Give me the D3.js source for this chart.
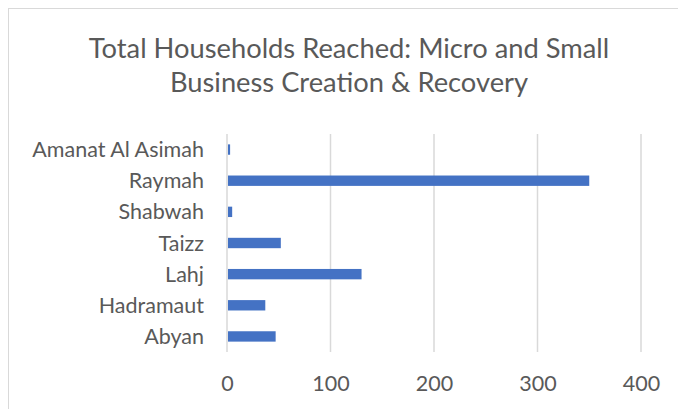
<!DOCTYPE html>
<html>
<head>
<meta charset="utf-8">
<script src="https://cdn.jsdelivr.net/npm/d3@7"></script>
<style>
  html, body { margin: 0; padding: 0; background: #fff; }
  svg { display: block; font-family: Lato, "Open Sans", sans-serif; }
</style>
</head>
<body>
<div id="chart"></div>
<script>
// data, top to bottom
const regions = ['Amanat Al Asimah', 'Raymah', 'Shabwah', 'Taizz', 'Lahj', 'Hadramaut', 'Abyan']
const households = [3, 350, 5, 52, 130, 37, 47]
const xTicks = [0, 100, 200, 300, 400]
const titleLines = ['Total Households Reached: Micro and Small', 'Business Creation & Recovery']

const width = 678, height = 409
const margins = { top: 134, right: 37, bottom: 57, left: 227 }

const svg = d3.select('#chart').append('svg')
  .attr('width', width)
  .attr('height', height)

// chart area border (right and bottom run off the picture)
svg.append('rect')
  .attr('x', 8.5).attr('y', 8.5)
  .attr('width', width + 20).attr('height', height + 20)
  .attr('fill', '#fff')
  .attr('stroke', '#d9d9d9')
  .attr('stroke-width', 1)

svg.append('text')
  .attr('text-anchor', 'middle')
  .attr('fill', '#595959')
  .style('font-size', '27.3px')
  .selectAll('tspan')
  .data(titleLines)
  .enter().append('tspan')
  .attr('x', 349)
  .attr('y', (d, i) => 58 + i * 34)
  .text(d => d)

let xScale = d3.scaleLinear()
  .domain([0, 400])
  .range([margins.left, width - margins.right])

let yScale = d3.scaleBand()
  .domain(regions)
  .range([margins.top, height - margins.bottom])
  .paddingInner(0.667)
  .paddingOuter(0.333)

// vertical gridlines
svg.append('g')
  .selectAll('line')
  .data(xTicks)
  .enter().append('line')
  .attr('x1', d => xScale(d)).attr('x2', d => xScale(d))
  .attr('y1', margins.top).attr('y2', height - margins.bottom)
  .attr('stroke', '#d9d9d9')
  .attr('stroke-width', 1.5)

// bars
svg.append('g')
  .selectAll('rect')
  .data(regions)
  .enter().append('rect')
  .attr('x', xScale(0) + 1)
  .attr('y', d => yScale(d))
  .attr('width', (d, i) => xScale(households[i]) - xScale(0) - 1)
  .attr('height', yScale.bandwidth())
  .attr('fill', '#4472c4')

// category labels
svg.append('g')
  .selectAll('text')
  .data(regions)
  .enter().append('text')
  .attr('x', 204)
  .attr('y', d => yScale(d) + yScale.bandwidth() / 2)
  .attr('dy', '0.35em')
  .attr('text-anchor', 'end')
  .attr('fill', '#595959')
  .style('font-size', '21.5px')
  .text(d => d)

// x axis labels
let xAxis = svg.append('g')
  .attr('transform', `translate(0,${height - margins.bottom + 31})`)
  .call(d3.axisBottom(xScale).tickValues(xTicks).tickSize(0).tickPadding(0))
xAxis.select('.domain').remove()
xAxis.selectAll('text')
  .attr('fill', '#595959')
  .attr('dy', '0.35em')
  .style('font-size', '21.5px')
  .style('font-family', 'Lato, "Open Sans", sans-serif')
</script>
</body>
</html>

-----

» **What you will do**:
Leave the pictures out, and print every line of the listing exactly as written.

» **Complete answer**:
Give me the D3.js source for this chart.
<!DOCTYPE html>
<html>
<head>
<meta charset="utf-8">
<script src="https://cdn.jsdelivr.net/npm/d3@7"></script>
<style>
  html, body { margin: 0; padding: 0; background: #fff; }
  svg { display: block; font-family: Lato, "Open Sans", sans-serif; }
</style>
</head>
<body>
<div id="chart"></div>
<script>
// data, top to bottom
const regions = ['Amanat Al Asimah', 'Raymah', 'Shabwah', 'Taizz', 'Lahj', 'Hadramaut', 'Abyan']
const households = [3, 350, 5, 52, 130, 37, 47]
const xTicks = [0, 100, 200, 300, 400]
const titleLines = ['Total Households Reached: Micro and Small', 'Business Creation & Recovery']

const width = 678, height = 409
const margins = { top: 134, right: 37, bottom: 57, left: 227 }

const svg = d3.select('#chart').append('svg')
  .attr('width', width)
  .attr('height', height)

// chart area border (right and bottom run off the picture)
svg.append('rect')
  .attr('x', 8.5).attr('y', 8.5)
  .attr('width', width + 20).attr('height', height + 20)
  .attr('fill', '#fff')
  .attr('stroke', '#d9d9d9')
  .attr('stroke-width', 1)

svg.append('text')
  .attr('text-anchor', 'middle')
  .attr('fill', '#595959')
  .style('font-size', '27.3px')
  .selectAll('tspan')
  .data(titleLines)
  .enter().append('tspan')
  .attr('x', 349)
  .attr('y', (d, i) => 58 + i * 34)
  .text(d => d)

let xScale = d3.scaleLinear()
  .domain([0, 400])
  .range([margins.left, width - margins.right])

let yScale = d3.scaleBand()
  .domain(regions)
  .range([margins.top, height - margins.bottom])
  .paddingInner(0.667)
  .paddingOuter(0.333)

// vertical gridlines
svg.append('g')
  .selectAll('line')
  .data(xTicks)
  .enter().append('line')
  .attr('x1', d => xScale(d)).attr('x2', d => xScale(d))
  .attr('y1', margins.top).attr('y2', height - margins.bottom)
  .attr('stroke', '#d9d9d9')
  .attr('stroke-width', 1.5)

// bars
svg.append('g')
  .selectAll('rect')
  .data(regions)
  .enter().append('rect')
  .attr('x', xScale(0) + 1)
  .attr('y', d => yScale(d))
  .attr('width', (d, i) => xScale(households[i]) - xScale(0) - 1)
  .attr('height', yScale.bandwidth())
  .attr('fill', '#4472c4')

// category labels
svg.append('g')
  .selectAll('text')
  .data(regions)
  .enter().append('text')
  .attr('x', 204)
  .attr('y', d => yScale(d) + yScale.bandwidth() / 2)
  .attr('dy', '0.35em')
  .attr('text-anchor', 'end')
  .attr('fill', '#595959')
  .style('font-size', '21.5px')
  .text(d => d)

// x axis labels
let xAxis = svg.append('g')
  .attr('transform', `translate(0,${height - margins.bottom + 31})`)
  .call(d3.axisBottom(xScale).tickValues(xTicks).tickSize(0).tickPadding(0))
xAxis.select('.domain').remove()
xAxis.selectAll('text')
  .attr('fill', '#595959')
  .attr('dy', '0.35em')
  .style('font-size', '21.5px')
  .style('font-family', 'Lato, "Open Sans", sans-serif')
</script>
</body>
</html>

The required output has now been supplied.